■ SOURCE MATERIAL:
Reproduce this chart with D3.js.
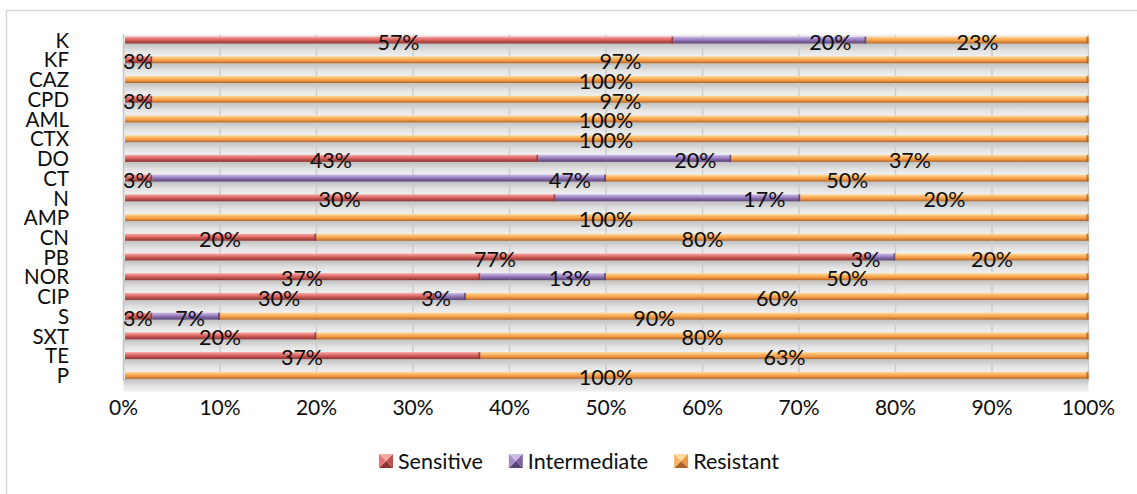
<!DOCTYPE html>
<html>
<head>
<meta charset="utf-8">
<script src="https://cdn.jsdelivr.net/npm/d3@7/dist/d3.min.js"></script>
<style>
  html, body { margin: 0; padding: 0; background: #ffffff; }
  svg { display: block; }
  text { font-family: Lato, "Open Sans", sans-serif; fill: #0d0d0d; }
</style>
</head>
<body>
<svg id="chart" width="1137" height="494"></svg>
<script>
// ---- data ----
const categories = ["K","KF","CAZ","CPD","AML","CTX","DO","CT","N","AMP","CN","PB","NOR","CIP","S","SXT","TE","P"];
const sensitive    = [57, 3,   0,  3,   0,   0, 43,  3, 30,   0, 20, 77, 37, 30,  3, 20, 37,   0];
const intermediate = [20, 0,   0,  0,   0,   0, 20, 47, 17,   0,  0,  3, 13,  3,  7,  0,  0,   0];
const resistant    = [23, 97, 100, 97, 100, 100, 37, 50, 20, 100, 80, 20, 50, 60, 90, 80, 63, 100];
const seriesNames  = ["Sensitive", "Intermediate", "Resistant"];
const xTickValues  = [0, 0.1, 0.2, 0.3, 0.4, 0.5, 0.6, 0.7, 0.8, 0.9, 1];
const xTickLabels  = ["0%","10%","20%","30%","40%","50%","60%","70%","80%","90%","100%"];

// ---- styles ----
const palettes = {
  Sensitive:    { light: "#f6aaa7", mid: "#e57471", base: "#c0504d", dark: "#8a3533" },
  Intermediate: { light: "#cdbbe8", mid: "#a68cca", base: "#8064a2", dark: "#574373" },
  Resistant:    { light: "#fddba0", mid: "#f9b462", base: "#f29540", dark: "#a9642a" }
};

const svg = d3.select("#chart");

// chart frame
svg.append("rect").attr("x", 6.5).attr("y", 10.5).attr("width", 1150).attr("height", 500)
  .attr("fill", "#fff").attr("stroke", "#d9d9d9").attr("stroke-width", 1.5);

const table = categories.map((c, i) => ({
  cat: c, Sensitive: sensitive[i], Intermediate: intermediate[i], Resistant: resistant[i]
}));
const stack = d3.stack().keys(seriesNames).offset(d3.stackOffsetExpand);
const stacked = stack(table);

const x = d3.scaleLinear().domain([0, 1]).range([123.5, 1088.5]);
const y = d3.scaleBand().domain(categories).range([30.2, 385.2]).paddingInner(0);
const step = y.step();
const barH = 7;
const cy = c => y(c) + y.bandwidth() / 2;

const defs = svg.append("defs");
seriesNames.forEach(k => {
  const p = palettes[k];
  const g = defs.append("linearGradient").attr("id", "g-" + k)
    .attr("x1", 0).attr("y1", 0).attr("x2", 0).attr("y2", 1);
  g.append("stop").attr("offset", "0%").attr("stop-color", p.light);
  g.append("stop").attr("offset", "35%").attr("stop-color", p.mid);
  g.append("stop").attr("offset", "65%").attr("stop-color", p.base);
  g.append("stop").attr("offset", "100%").attr("stop-color", p.dark);
});
const sg = defs.append("linearGradient").attr("id", "shadow")
  .attr("x1", 0).attr("y1", 0).attr("x2", 0).attr("y2", 1);
sg.append("stop").attr("offset", "0%").attr("stop-color", "#c0c0c0");
sg.append("stop").attr("offset", "55%").attr("stop-color", "#e2e2e2");
sg.append("stop").attr("offset", "100%").attr("stop-color", "#f0f0f0");

// plot background (3D wall stripes)
const plot = svg.append("g");
plot.append("rect").attr("x", x(0)).attr("y", cy(categories[0]) - barH / 2 - 2)
  .attr("width", x(1) - x(0)).attr("height", cy(categories[categories.length - 1]) - cy(categories[0]) + barH + 4)
  .attr("fill", "#eeeeee");
plot.selectAll("rect.band").data(categories).join("rect").attr("class", "band")
  .attr("x", x(0)).attr("width", x(1) - x(0))
  .attr("y", c => cy(c) + barH / 2)
  .attr("height", step - barH)
  .attr("fill", "url(#shadow)");

// gridlines
plot.selectAll("line.grid").data(xTickValues).join("line").attr("class", "grid")
  .attr("x1", d => x(d)).attr("x2", d => x(d))
  .attr("y1", cy(categories[0]) - barH / 2 - 2)
  .attr("y2", cy(categories[categories.length - 1]) + barH / 2 + 2)
  .attr("stroke", d => d === 0 ? "#c4c4c4" : "#cdcdcd").attr("stroke-width", 1.5);

// bars
const bars = svg.append("g");
stacked.forEach(s => {
  const k = s.key;
  const segs = s.filter(d => d[1] - d[0] > 0);
  bars.selectAll(null).data(segs).join("rect")
    .attr("x", d => x(d[0]) + (d[0] === 0 ? 1.5 : 0))
    .attr("y", d => cy(d.data.cat) - barH / 2)
    .attr("width", d => x(d[1]) - x(d[0]) - (d[0] === 0 ? 1.5 : 0))
    .attr("height", barH)
    .attr("fill", "url(#g-" + k + ")");
  bars.selectAll(null).data(segs).join("rect")
    .attr("x", d => x(d[1]) - 2)
    .attr("y", d => cy(d.data.cat) - barH / 2)
    .attr("width", 2)
    .attr("height", barH)
    .attr("fill", palettes[k].dark).attr("opacity", 0.8);
});

// data labels
const labels = svg.append("g").attr("font-size", 21.5);
stacked.forEach(s => {
  const k = s.key;
  const segs = s.filter(d => d.data[k] > 0);
  labels.selectAll(null).data(segs).join("text")
    .attr("x", d => k === "Intermediate" ? x(d[1]) - 15 : (x(d[0]) + x(d[1])) / 2)
    .attr("y", d => cy(d.data.cat) + 2)
    .attr("dy", "0.35em")
    .attr("text-anchor", k === "Intermediate" ? "end" : "middle")
    .text(d => d.data[k] + "%");
});

// y axis labels
svg.append("g").attr("font-size", 20.5)
  .selectAll("text").data(categories).join("text")
  .attr("x", 69).attr("y", c => cy(c) + 0.5).attr("dy", "0.35em")
  .attr("text-anchor", "end").text(c => c);

// x axis labels
svg.append("g").attr("font-size", 21)
  .selectAll("text").data(xTickValues).join("text")
  .attr("x", d => x(d)).attr("y", 408).attr("dy", "0.35em")
  .attr("text-anchor", "middle").text((d, i) => xTickLabels[i]);

// legend
const legend = svg.append("g").attr("font-size", 21.5);
const items = legend.selectAll("g").data(seriesNames).join("g");
items.append("text").attr("y", 461).attr("dy", "0.35em").text(d => d);
const widths = [];
items.each(function () { widths.push(d3.select(this).select("text").node().getComputedTextLength()); });
const box = 14, gapMarker = 5, gapItem = 26;
const total = d3.sum(widths) + seriesNames.length * (box + gapMarker) + gapItem * (seriesNames.length - 1);
let cx0 = 579 - total / 2;
items.each(function (d, i) {
  const g = d3.select(this);
  const p = palettes[d];
  const bx = cx0, by = 454;
  const c = [bx + box / 2, by + box / 2];
  const tri = [
    [[bx, by], [bx + box, by], c, p.light],
    [[bx + box, by], [bx + box, by + box], c, p.base],
    [[bx, by + box], [bx + box, by + box], c, p.dark],
    [[bx, by], [bx, by + box], c, p.mid]
  ];
  tri.forEach(t => g.append("path")
    .attr("d", "M" + t[0] + "L" + t[1] + "L" + t[2] + "Z").attr("fill", t[3]));
  g.select("text").attr("x", bx + box + gapMarker);
  cx0 += box + gapMarker + widths[i] + gapItem;
});
</script>
</body>
</html>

■ INSTRUCTIONS FOR THE TASK:
Repeat the listing in full and exactly. Leave any pictures out.

■ THE REPLY:
Reproduce this chart with D3.js.
<!DOCTYPE html>
<html>
<head>
<meta charset="utf-8">
<script src="https://cdn.jsdelivr.net/npm/d3@7/dist/d3.min.js"></script>
<style>
  html, body { margin: 0; padding: 0; background: #ffffff; }
  svg { display: block; }
  text { font-family: Lato, "Open Sans", sans-serif; fill: #0d0d0d; }
</style>
</head>
<body>
<svg id="chart" width="1137" height="494"></svg>
<script>
// ---- data ----
const categories = ["K","KF","CAZ","CPD","AML","CTX","DO","CT","N","AMP","CN","PB","NOR","CIP","S","SXT","TE","P"];
const sensitive    = [57, 3,   0,  3,   0,   0, 43,  3, 30,   0, 20, 77, 37, 30,  3, 20, 37,   0];
const intermediate = [20, 0,   0,  0,   0,   0, 20, 47, 17,   0,  0,  3, 13,  3,  7,  0,  0,   0];
const resistant    = [23, 97, 100, 97, 100, 100, 37, 50, 20, 100, 80, 20, 50, 60, 90, 80, 63, 100];
const seriesNames  = ["Sensitive", "Intermediate", "Resistant"];
const xTickValues  = [0, 0.1, 0.2, 0.3, 0.4, 0.5, 0.6, 0.7, 0.8, 0.9, 1];
const xTickLabels  = ["0%","10%","20%","30%","40%","50%","60%","70%","80%","90%","100%"];

// ---- styles ----
const palettes = {
  Sensitive:    { light: "#f6aaa7", mid: "#e57471", base: "#c0504d", dark: "#8a3533" },
  Intermediate: { light: "#cdbbe8", mid: "#a68cca", base: "#8064a2", dark: "#574373" },
  Resistant:    { light: "#fddba0", mid: "#f9b462", base: "#f29540", dark: "#a9642a" }
};

const svg = d3.select("#chart");

// chart frame
svg.append("rect").attr("x", 6.5).attr("y", 10.5).attr("width", 1150).attr("height", 500)
  .attr("fill", "#fff").attr("stroke", "#d9d9d9").attr("stroke-width", 1.5);

const table = categories.map((c, i) => ({
  cat: c, Sensitive: sensitive[i], Intermediate: intermediate[i], Resistant: resistant[i]
}));
const stack = d3.stack().keys(seriesNames).offset(d3.stackOffsetExpand);
const stacked = stack(table);

const x = d3.scaleLinear().domain([0, 1]).range([123.5, 1088.5]);
const y = d3.scaleBand().domain(categories).range([30.2, 385.2]).paddingInner(0);
const step = y.step();
const barH = 7;
const cy = c => y(c) + y.bandwidth() / 2;

const defs = svg.append("defs");
seriesNames.forEach(k => {
  const p = palettes[k];
  const g = defs.append("linearGradient").attr("id", "g-" + k)
    .attr("x1", 0).attr("y1", 0).attr("x2", 0).attr("y2", 1);
  g.append("stop").attr("offset", "0%").attr("stop-color", p.light);
  g.append("stop").attr("offset", "35%").attr("stop-color", p.mid);
  g.append("stop").attr("offset", "65%").attr("stop-color", p.base);
  g.append("stop").attr("offset", "100%").attr("stop-color", p.dark);
});
const sg = defs.append("linearGradient").attr("id", "shadow")
  .attr("x1", 0).attr("y1", 0).attr("x2", 0).attr("y2", 1);
sg.append("stop").attr("offset", "0%").attr("stop-color", "#c0c0c0");
sg.append("stop").attr("offset", "55%").attr("stop-color", "#e2e2e2");
sg.append("stop").attr("offset", "100%").attr("stop-color", "#f0f0f0");

// plot background (3D wall stripes)
const plot = svg.append("g");
plot.append("rect").attr("x", x(0)).attr("y", cy(categories[0]) - barH / 2 - 2)
  .attr("width", x(1) - x(0)).attr("height", cy(categories[categories.length - 1]) - cy(categories[0]) + barH + 4)
  .attr("fill", "#eeeeee");
plot.selectAll("rect.band").data(categories).join("rect").attr("class", "band")
  .attr("x", x(0)).attr("width", x(1) - x(0))
  .attr("y", c => cy(c) + barH / 2)
  .attr("height", step - barH)
  .attr("fill", "url(#shadow)");

// gridlines
plot.selectAll("line.grid").data(xTickValues).join("line").attr("class", "grid")
  .attr("x1", d => x(d)).attr("x2", d => x(d))
  .attr("y1", cy(categories[0]) - barH / 2 - 2)
  .attr("y2", cy(categories[categories.length - 1]) + barH / 2 + 2)
  .attr("stroke", d => d === 0 ? "#c4c4c4" : "#cdcdcd").attr("stroke-width", 1.5);

// bars
const bars = svg.append("g");
stacked.forEach(s => {
  const k = s.key;
  const segs = s.filter(d => d[1] - d[0] > 0);
  bars.selectAll(null).data(segs).join("rect")
    .attr("x", d => x(d[0]) + (d[0] === 0 ? 1.5 : 0))
    .attr("y", d => cy(d.data.cat) - barH / 2)
    .attr("width", d => x(d[1]) - x(d[0]) - (d[0] === 0 ? 1.5 : 0))
    .attr("height", barH)
    .attr("fill", "url(#g-" + k + ")");
  bars.selectAll(null).data(segs).join("rect")
    .attr("x", d => x(d[1]) - 2)
    .attr("y", d => cy(d.data.cat) - barH / 2)
    .attr("width", 2)
    .attr("height", barH)
    .attr("fill", palettes[k].dark).attr("opacity", 0.8);
});

// data labels
const labels = svg.append("g").attr("font-size", 21.5);
stacked.forEach(s => {
  const k = s.key;
  const segs = s.filter(d => d.data[k] > 0);
  labels.selectAll(null).data(segs).join("text")
    .attr("x", d => k === "Intermediate" ? x(d[1]) - 15 : (x(d[0]) + x(d[1])) / 2)
    .attr("y", d => cy(d.data.cat) + 2)
    .attr("dy", "0.35em")
    .attr("text-anchor", k === "Intermediate" ? "end" : "middle")
    .text(d => d.data[k] + "%");
});

// y axis labels
svg.append("g").attr("font-size", 20.5)
  .selectAll("text").data(categories).join("text")
  .attr("x", 69).attr("y", c => cy(c) + 0.5).attr("dy", "0.35em")
  .attr("text-anchor", "end").text(c => c);

// x axis labels
svg.append("g").attr("font-size", 21)
  .selectAll("text").data(xTickValues).join("text")
  .attr("x", d => x(d)).attr("y", 408).attr("dy", "0.35em")
  .attr("text-anchor", "middle").text((d, i) => xTickLabels[i]);

// legend
const legend = svg.append("g").attr("font-size", 21.5);
const items = legend.selectAll("g").data(seriesNames).join("g");
items.append("text").attr("y", 461).attr("dy", "0.35em").text(d => d);
const widths = [];
items.each(function () { widths.push(d3.select(this).select("text").node().getComputedTextLength()); });
const box = 14, gapMarker = 5, gapItem = 26;
const total = d3.sum(widths) + seriesNames.length * (box + gapMarker) + gapItem * (seriesNames.length - 1);
let cx0 = 579 - total / 2;
items.each(function (d, i) {
  const g = d3.select(this);
  const p = palettes[d];
  const bx = cx0, by = 454;
  const c = [bx + box / 2, by + box / 2];
  const tri = [
    [[bx, by], [bx + box, by], c, p.light],
    [[bx + box, by], [bx + box, by + box], c, p.base],
    [[bx, by + box], [bx + box, by + box], c, p.dark],
    [[bx, by], [bx, by + box], c, p.mid]
  ];
  tri.forEach(t => g.append("path")
    .attr("d", "M" + t[0] + "L" + t[1] + "L" + t[2] + "Z").attr("fill", t[3]));
  g.select("text").attr("x", bx + box + gapMarker);
  cx0 += box + gapMarker + widths[i] + gapItem;
});
</script>
</body>
</html>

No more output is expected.